Many employers -- 35% in 2003 -- are doing credit checks on prospective employees, particularly those who would deal with money. Employers need your written permission to make the check and must give you a chance to respond.
With so much at stake, it's wise to find out where you stand and take steps to raise your score if it's below 700, particularly before you apply for a mortgage or other loan. Above 760 and you're in the upper echelon. A score below 620 tells people you're not a good risk and destines you for credit denial or subprime interest rates.
What is a credit score?
The three major credit-reporting agencies -- Equifax, Experian and TransUnion -- use software developed by Fair Isaac Corp. to rate your risk for assuming debt based on your credit history. The result is commonly known as a FICO score.
The score is based on five factors, including payment history, the amounts you owe and the types of credit you've obtained. Personal information like income, occupation, age and marital status are not considered.
The FICO score can range from 300 to 850, although very few reach that pinnacle.

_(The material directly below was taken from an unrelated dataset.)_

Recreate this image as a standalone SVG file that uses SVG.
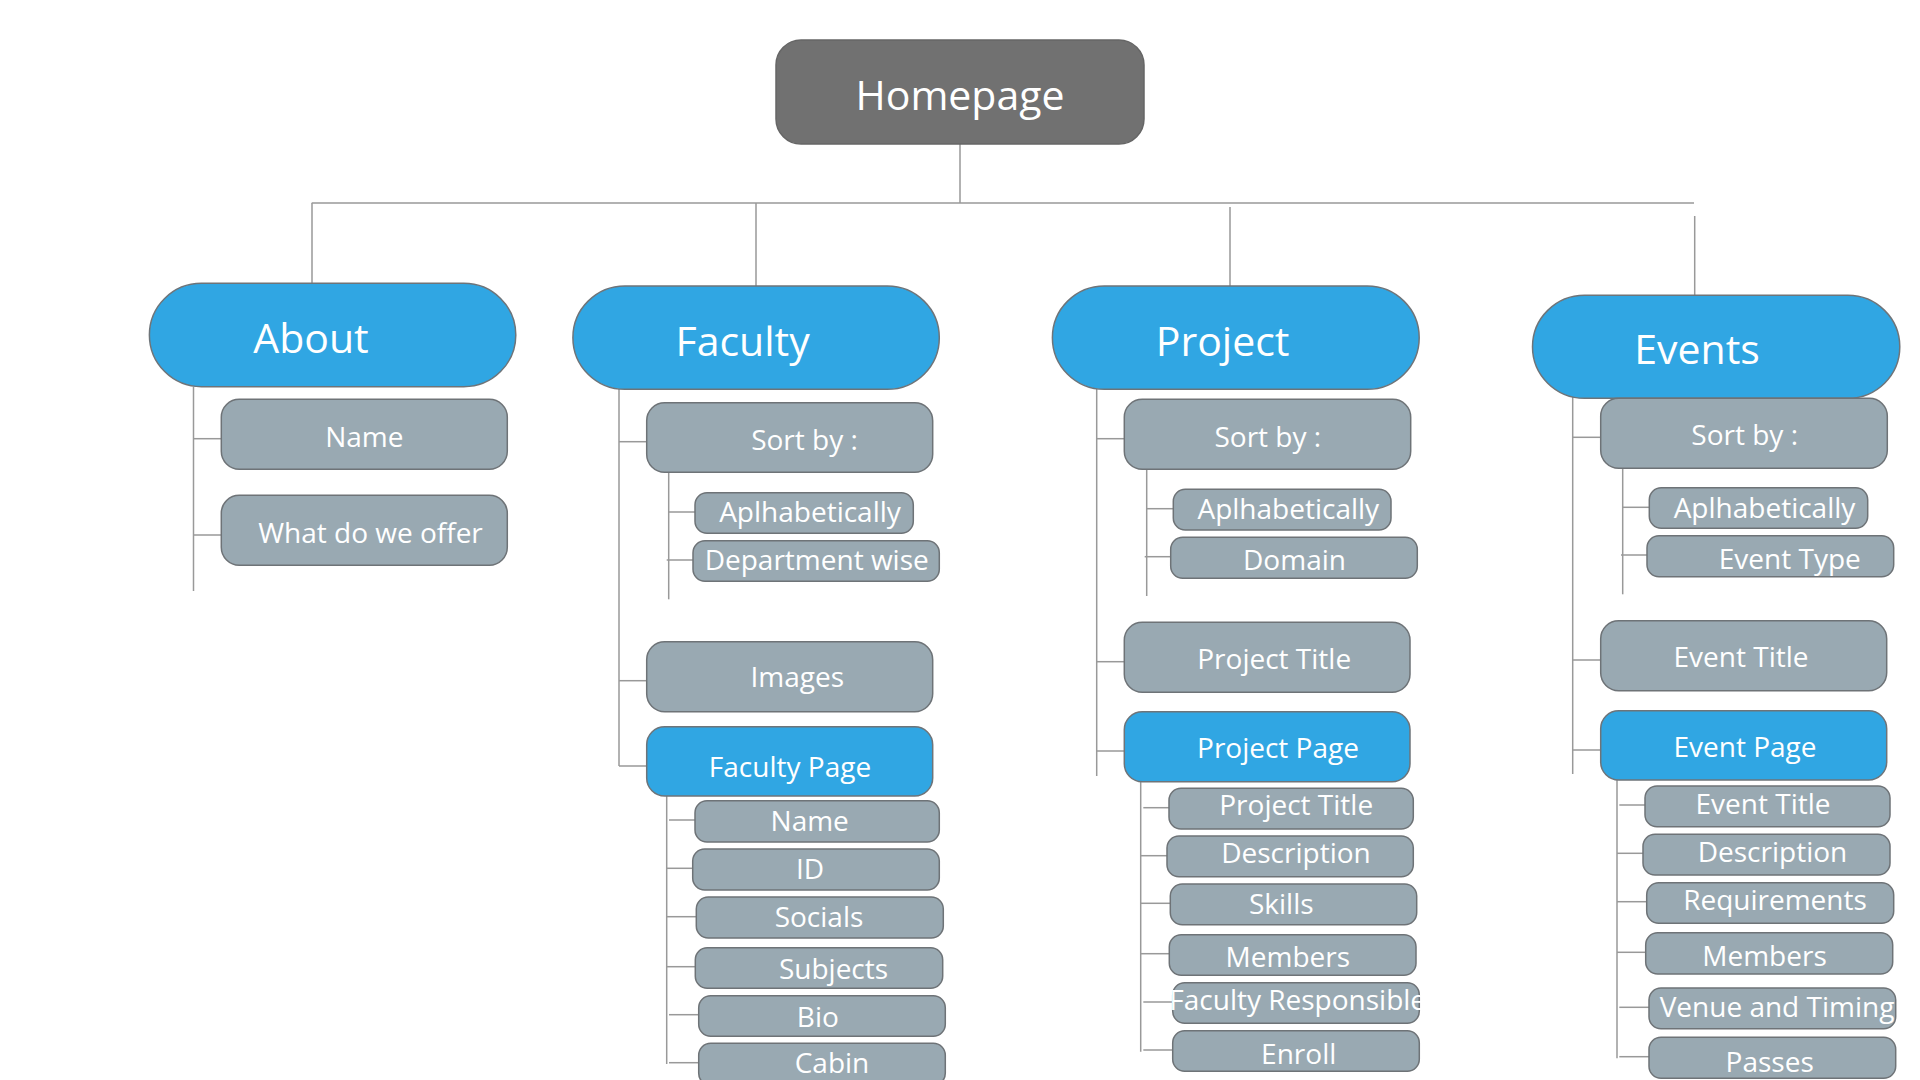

Each credit bureau may assign you a different score, based on the information it receives from creditors.
You generally have to pay to get your credit score. You are legally entitled to one free credit report each year from each of the three credit reporting agencies.
Want to improve your score and keep it high? Think of credit as
a privilege to be used sparingly.
Don't apply for lots of credit cards. A credit inquiry can deduct five points from your credit score. However, multiple checks made when you're shopping for a mortgage will count as only one.
Asking for your personal report won't hurt your score. Neither will requests made by credit card companies that offer preapproved cards, or requests by prospective employers.
Avoid applying for credit cards from companies that don't set a spending limit or won't report your limit to the credit bureaus.
Don't cancel multiple credit cards. That can suddenly lower your available credit and can hurt your credit score. Keep old accounts open to ensure a long credit history.
Limit the percentage of available credit you use to no more than 30%, even if you pay off your balance each month. Your credit report will show the amount you owed, even if you subsequently paid in full, and excessive spending will ding your score.
If you don't have a credit history, start one by obtaining a secured credit card and managing it responsibly.
It pays to pay on time
The No. 1 way to raise your credit score? Pay all of your obligations on time. Your payment history constitutes 35% of your credit score.
That includes library fines and parking tickets. Municipalities are more aggressive about turning over delinquent accounts to collection agencies, which will drag down your score.
One late payment reported to a credit bureau can drop your score by 100 points, particularly if you had a high score.
Late payments can remain on your credit report for seven years. Bankruptcies appear for 10 years.
Consulting a credit counseling service to manage excessive debt will not damage your credit score.
If you find an error in your credit report, ask the creditor to correct it, then notify the credit bureau by sending a certified letter and copies of documents that support your claim.
If the error isn't fixed, the bureau must identify the person who investigated your claim, and you can request a second report.
If the error is corrected, the bureau must send you a copy of your new report and, at your request, a copy to everyone who obtained your credit report within the previous six months.
If it's not corrected, you can include a statement in your credit report.
Faced with a faulty credit report when you're about to obtain a mortgage? Mortgage companies can engage a rapid rescoring service to correct errors within days.
Paying a service to monitor your credit is not worth the fee, unless you've been the victim of identity theft and have reason to believe you're still at risk.